Pentagram has designed the new identity and program of environmental graphics for the Seattle Art Museum that reopened to the public in 2007 after a 95,000 square foot expansion designed by Allied Works Architecture. The identity helps to integrate the expansion into the existing building designed by Venturi, Scott Brown and Associates and the museum with its two sister locations in the city.
The Seattle Art Museum is unique in that it is comprised of “one museum in three locations:” the downtown Seattle Art Museum; the Olympic Sculpture Park, recently built on an undeveloped piece of waterfront within walking distance of the museum; and the Seattle Asian Art Museum, located nearby in Volunteer Park. The identity unifies the three sites and creates a common, recognizable identifier: SAM. The identity was launched with a capital campaign for the museum entitled “I Am SAM.”
Individual identities were designed for each venue by adding a signature to the acronym. The three signature lines separated by printer rules on the individual identities represent the three museums. The typeface the designers chose for the identity is the modern, sans serif Gotham.

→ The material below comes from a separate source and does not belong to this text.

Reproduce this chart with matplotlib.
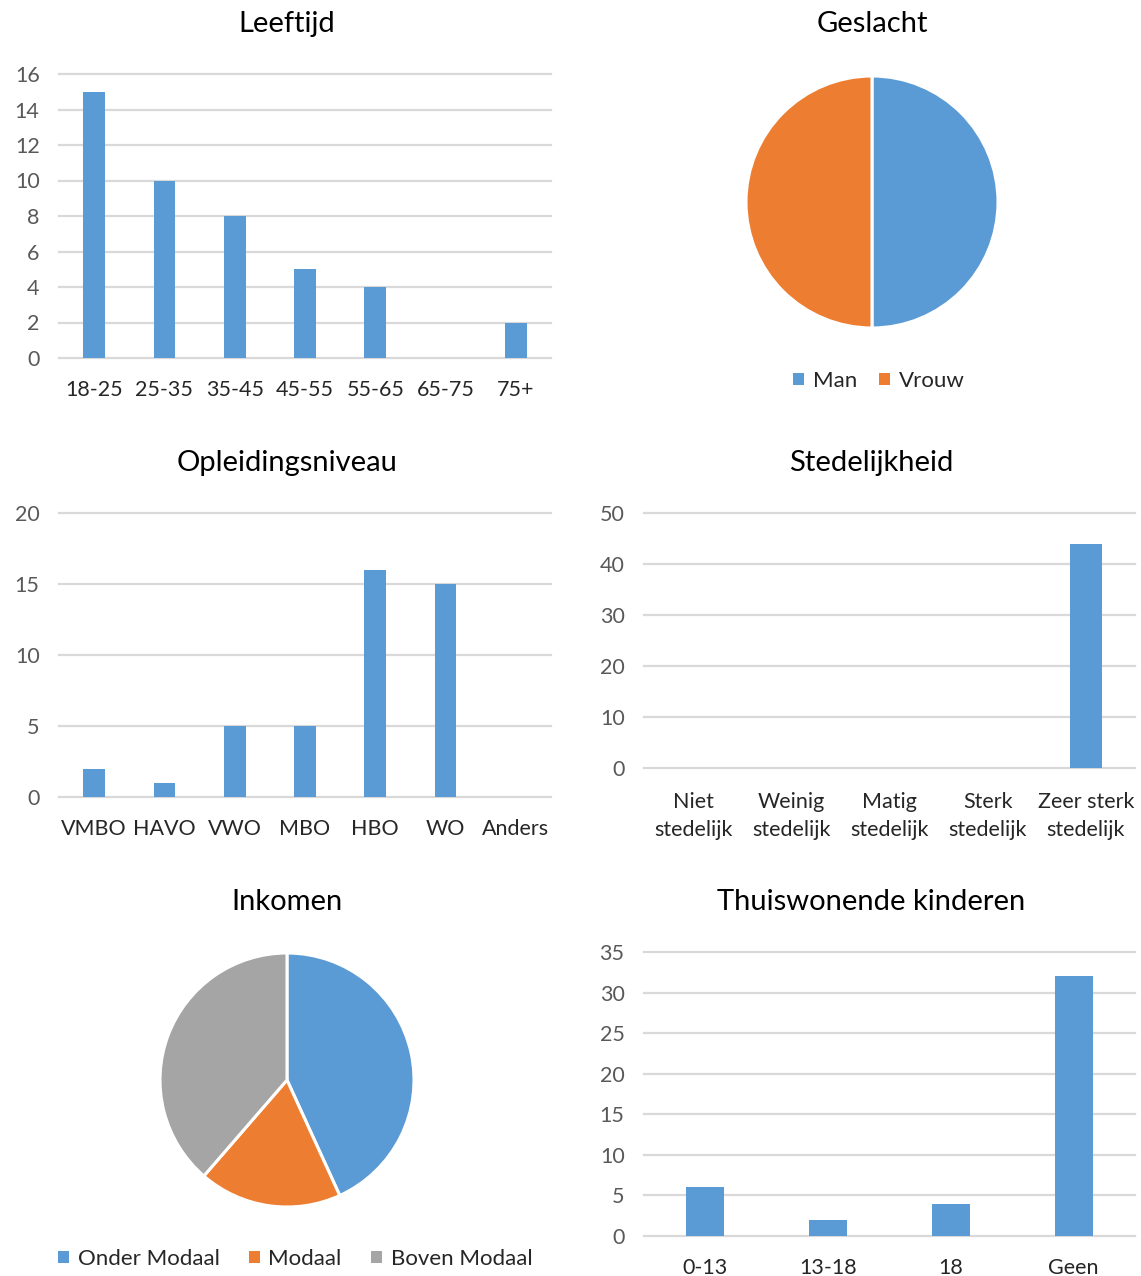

SAM’s stated mission is to integrate art into life and the new three-story exterior sign designed for the downtown location is indicative of this goal. Situated on a busy street, the museum is flanked by neon signs. The new SAM sign, reminiscent of its neon neighbors, integrates the steel and glass curtain wall of the museum into the eclectic urban environment.
This theme of integrating the signage into the materials and environment of the specific venue was carried over into the Olympic Sculpture Park, which has transformed Seattle’s last undeveloped downtown waterfront property, a nine-acre industrial site on the Elliott Bay, into a free public park. The venue showcases outdoor sculptures set within several varied landscapes of Northwestern ecology and native plants. A pavilion at the park’s main entrance houses a public event space, cafe and amphitheater. Pentagram’s signage for the park incorporates directional and donor signage into the pathways and railings of the sculpture park, integrating the graphics into the natural surroundings.